Interesting. I dehydrate the meat (takes about 8 hours), then add some homemade piri piri chili oil to it, along with some chipotle spicing. Mix, mix, mix until all of the pieces have been nicely coated, then enjoy. The dehydrated meat sucks up the piri piri oil and the spices stick to the outside somewhat. Mmmm...

Edited by GalaxyMan

1 hour ago, puchooay said:

Noooo. Don;t inject it. You need a long, slow cure.

 

I dry cure pork. Mix my own cure (slat, pepper, pink salt and what ever takes my fancy at the time). Rub the meat with the cure mix. Refrigerate for a week. Take the pork out the fridge. Rinse it and cook as you wish.

There is a reason why 95% of ham is injected to cure.  My granny just before the Civil War in the hills of Virginia when curing ham injected around the bone to make sure the cure penetrated all of the meat and her grandmother when curing ham for General Washington did the same thing.   

Edited by marcusarelus

An off topic post has been removed.

 

Moved to Western Food in Thailand forum.

 

2.30am and you're all making me salivate.

  • Author

The dry cure is what I'm used to, generally only use a little salt added to make Italian sausage, never used nitrate before. True though the Thai sausage seems to work for them. 

19 hours ago, marcusarelus said:

There is a reason why 95% of ham is injected to cure.  My granny just before the Civil War in the hills of Virginia when curing ham injected around the bone to make sure the cure penetrated all of the meat and her grandmother when curing ham for General Washington did the same thing.   
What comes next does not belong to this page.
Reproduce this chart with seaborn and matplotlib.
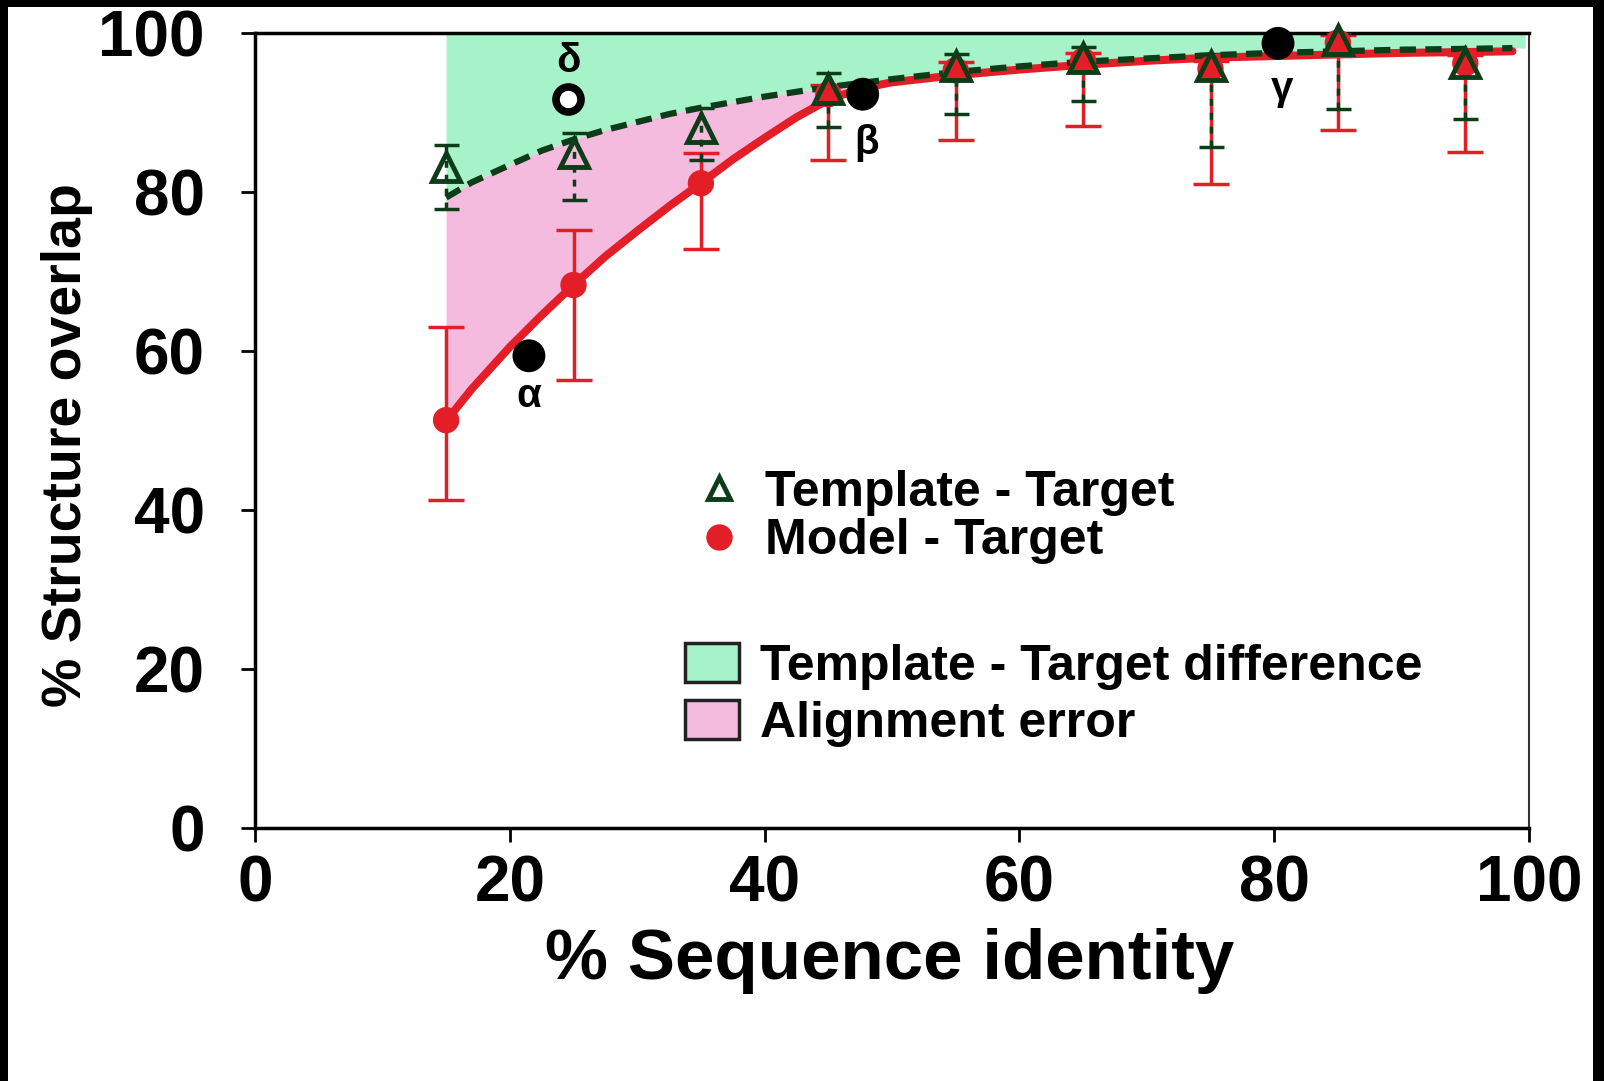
import numpy as np
import pandas as pd
import matplotlib
matplotlib.use("Agg")
import matplotlib.pyplot as plt
import seaborn as sns
from matplotlib.lines import Line2D
from matplotlib.patches import Patch, Rectangle

# ---------------- data ----------------
seq_identity = [15, 25, 35, 45, 55, 65, 75, 85, 95]

template_vals = [83.2, 84.9, 88.0, 93.0, 95.8, 96.8, 95.8, 99.1, 96.2]
template_low = [77.9, 79.0, 84.0, 88.2, 89.8, 91.5, 85.6, 90.4, 89.2]
template_high = [85.9, 87.4, 90.6, 95.0, 97.3, 98.3, 97.3, 100.0, 97.7]

model_vals = [51.3, 68.3, 81.1, 92.3, 95.3, 96.5, 95.5, 98.8, 96.2]
model_low = [41.2, 56.3, 72.8, 84.0, 86.5, 88.3, 81.0, 87.8, 85.0]
model_high = [63.0, 75.2, 84.9, 93.5, 96.3, 97.5, 96.5, 99.8, 97.2]

curve_x = [15, 17, 20, 22.5, 25, 27.5, 30, 32.5, 35, 37.5, 40, 42.5, 45, 47.5,
           50, 55, 60, 65, 70, 75, 80, 85, 90, 95, 98.7]
model_curve = [51.2, 55.2, 60.5, 64.5, 68.3, 71.9, 75.1, 78.2, 81.1, 84.1, 86.8,
               89.4, 91.6, 93.0, 93.8, 94.7, 95.4, 96.0, 96.5, 96.9, 97.1, 97.3,
               97.5, 97.6, 97.7]
template_curve = [79.3, 81.2, 83.4, 85.2, 86.6, 87.8, 88.8, 89.8, 90.6, 91.3, 92.0,
                  92.6, 93.2, 93.7, 94.2, 95.1, 95.8, 96.4, 96.8, 97.2, 97.5, 97.7,
                  97.9, 98.0, 98.1]
shade_right_edge = 99.7

special_labels = ["α", "β", "γ"]
special_x = [21.5, 47.7, 80.3]
special_y = [59.4, 92.3, 98.7]
special_text_x = [21.5, 48.0, 80.6]
special_text_y = [54.3, 86.2, 93.0]
delta_x, delta_y = 24.6, 91.7
delta_text_x, delta_text_y = 24.6, 96.5

x_ticks = [0, 20, 40, 60, 80, 100]
y_ticks = [0, 20, 40, 60, 80, 100]

# ---------------- style ----------------
RED = "#e41e26"
DKGREEN = "#0d3d18"
GREEN_FILL = "#a6f2c9"
PINK_FILL = "#f5bbdf"

sns.set_theme(style="ticks")
plt.rcParams["font.family"] = ["Liberation Sans", "DejaVu Sans"]
plt.rcParams["font.weight"] = "bold"
plt.rcParams["text.color"] = "black"
plt.rcParams["axes.labelcolor"] = "black"
plt.rcParams["axes.labelweight"] = "bold"

fig = plt.figure(figsize=(16.04, 10.81), dpi=100)
fig.patch.set_facecolor("black")
fig.add_artist(Rectangle((8 / 1604, 0), (1593 - 8) / 1604, 1 - 7 / 1081,
                         transform=fig.transFigure, facecolor="white",
                         edgecolor="none", zorder=-10))
ax = fig.add_axes([255 / 1604, 1 - 828 / 1081, (1529 - 255) / 1604, (828 - 33) / 1081])
ax.set_facecolor("white")

cx = np.array(curve_x)
mc = np.array(model_curve)
tc = np.array(template_curve)

# shaded regions
gx = np.append(cx, shade_right_edge)
gt = np.append(tc, tc[-1])
ax.fill_between(gx, gt, 100, color=GREEN_FILL, lw=0, zorder=1)
ax.fill_between(cx, mc, tc, where=cx <= 47.5, color=PINK_FILL, lw=0, zorder=1)

# error bars
m_vals = np.array(model_vals)
ax.errorbar(seq_identity, m_vals, yerr=[m_vals - np.array(model_low), np.array(model_high) - m_vals],
            fmt="none", ecolor=RED, elinewidth=2.5, capsize=13, capthick=2.5, zorder=2)
t_vals = np.array(template_vals)
eb = ax.errorbar(seq_identity, t_vals, yerr=[t_vals - np.array(template_low), np.array(template_high) - t_vals],
                 fmt="none", ecolor=DKGREEN, elinewidth=2.5, capsize=9, capthick=2.5, zorder=3)
for lc in eb[2]:
    lc.set_linestyle((0, (2, 2)))

# fitted curves
sns.lineplot(x=curve_x, y=model_curve, ax=ax, color=RED, lw=5.8, zorder=4)
sns.lineplot(x=curve_x, y=template_curve, ax=ax, color=DKGREEN, lw=4.5,
             linestyle=(0, (2.6, 1.5)), zorder=5)

# points
sns.scatterplot(x=seq_identity, y=model_vals, ax=ax, color=RED, s=360,
                edgecolor="none", zorder=6, clip_on=False)
ax.plot(seq_identity, template_vals, ls="none", marker="^", ms=20, mfc="none",
        mec=DKGREEN, mew=3.5, zorder=7, clip_on=False)

# special examples
sns.scatterplot(x=special_x, y=special_y, ax=ax, color="black", s=560,
                edgecolor="none", zorder=8, clip_on=False)
ax.plot([delta_x], [delta_y], ls="none", marker="o", ms=18, mfc="white",
        mec="black", mew=5.5, zorder=8)
for lab, tx, ty in zip(special_labels, special_text_x, special_text_y):
    ax.text(tx, ty, lab, ha="center", va="center", fontsize=29, fontweight="bold",
            color="black", zorder=9)
ax.text(delta_text_x, delta_text_y, "δ", ha="center", va="center", fontsize=29,
        fontweight="bold", color="black", zorder=9)

# axes
ax.set_xlim(0, 100)
ax.set_ylim(0, 100)
ax.set_xticks(x_ticks)
ax.set_yticks(y_ticks)
ax.tick_params(axis="both", direction="out", length=10, width=2, colors="black",
               labelsize=46)
ax.tick_params(axis="y", pad=26)
ax.tick_params(axis="x", pad=9)
for t in ax.get_xticklabels() + ax.get_yticklabels():
    t.set_fontweight("bold")
for side in ["left", "bottom", "top"]:
    ax.spines[side].set_linewidth(2.5)
    ax.spines[side].set_color("black")
ax.spines["right"].set_linewidth(1.5)
ax.spines["right"].set_color("#333333")
ax.grid(False)

ax.set_xlabel("% Sequence identity", fontsize=51, fontweight="bold")
ax.set_ylabel("% Structure overlap", fontsize=40, fontweight="bold")
ax.xaxis.set_label_coords(0.498, -0.126)
ax.yaxis.set_label_coords(-0.127, 0.482)

# legends
h1 = [Line2D([], [], ls="none", marker="^", ms=16, mfc="none", mec=DKGREEN, mew=3.5),
      Line2D([], [], ls="none", marker="o", ms=19, mfc=RED, mec="none")]
leg1 = ax.legend(h1, ["Template - Target", "Model - Target"], loc="upper left",
                 bbox_to_anchor=(694 / 1604, 1 - 470 / 1081), bbox_transform=fig.transFigure,
                 frameon=False, handlelength=1.0, handletextpad=0.42,
                 borderpad=0, borderaxespad=0, labelspacing=0.05,
                 prop={"weight": "bold", "size": 36})
ax.add_artist(leg1)
h2 = [Patch(facecolor=GREEN_FILL, edgecolor="#222222", lw=2.5),
      Patch(facecolor=PINK_FILL, edgecolor="#222222", lw=2.5)]
leg2 = ax.legend(h2, ["Template - Target difference", "Alignment error"], loc="upper left",
                 bbox_to_anchor=(685 / 1604, 1 - 643 / 1081), bbox_transform=fig.transFigure,
                 frameon=False, handlelength=1.08, handleheight=0.82,
                 handletextpad=0.42, borderpad=0, borderaxespad=0, labelspacing=0.2,
                 prop={"weight": "bold", "size": 36})

fig.savefig("out.png", dpi=100, facecolor=fig.get_facecolor())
You said you cure in "24 hours". That is impossible. Cannot get a decent cure in that time. You are making salted pork. Not cured.

 

Commercially cured hams and bacon are injected for quick results and to keep the water content high to gain weight and thus get more money for the meat.

 

The results??? A wet and flavourless product.

1 hour ago, puchooay said:

You said you cure in "24 hours". That is impossible. Cannot get a decent cure in that time. You are making salted pork. Not cured.

 

Commercially cured hams and bacon are injected for quick results and to keep the water content high to gain weight and thus get more money for the meat.

 

The results??? A wet and flavourless product.

I used to make dry cured ham and I used to turn it every day for at least a week.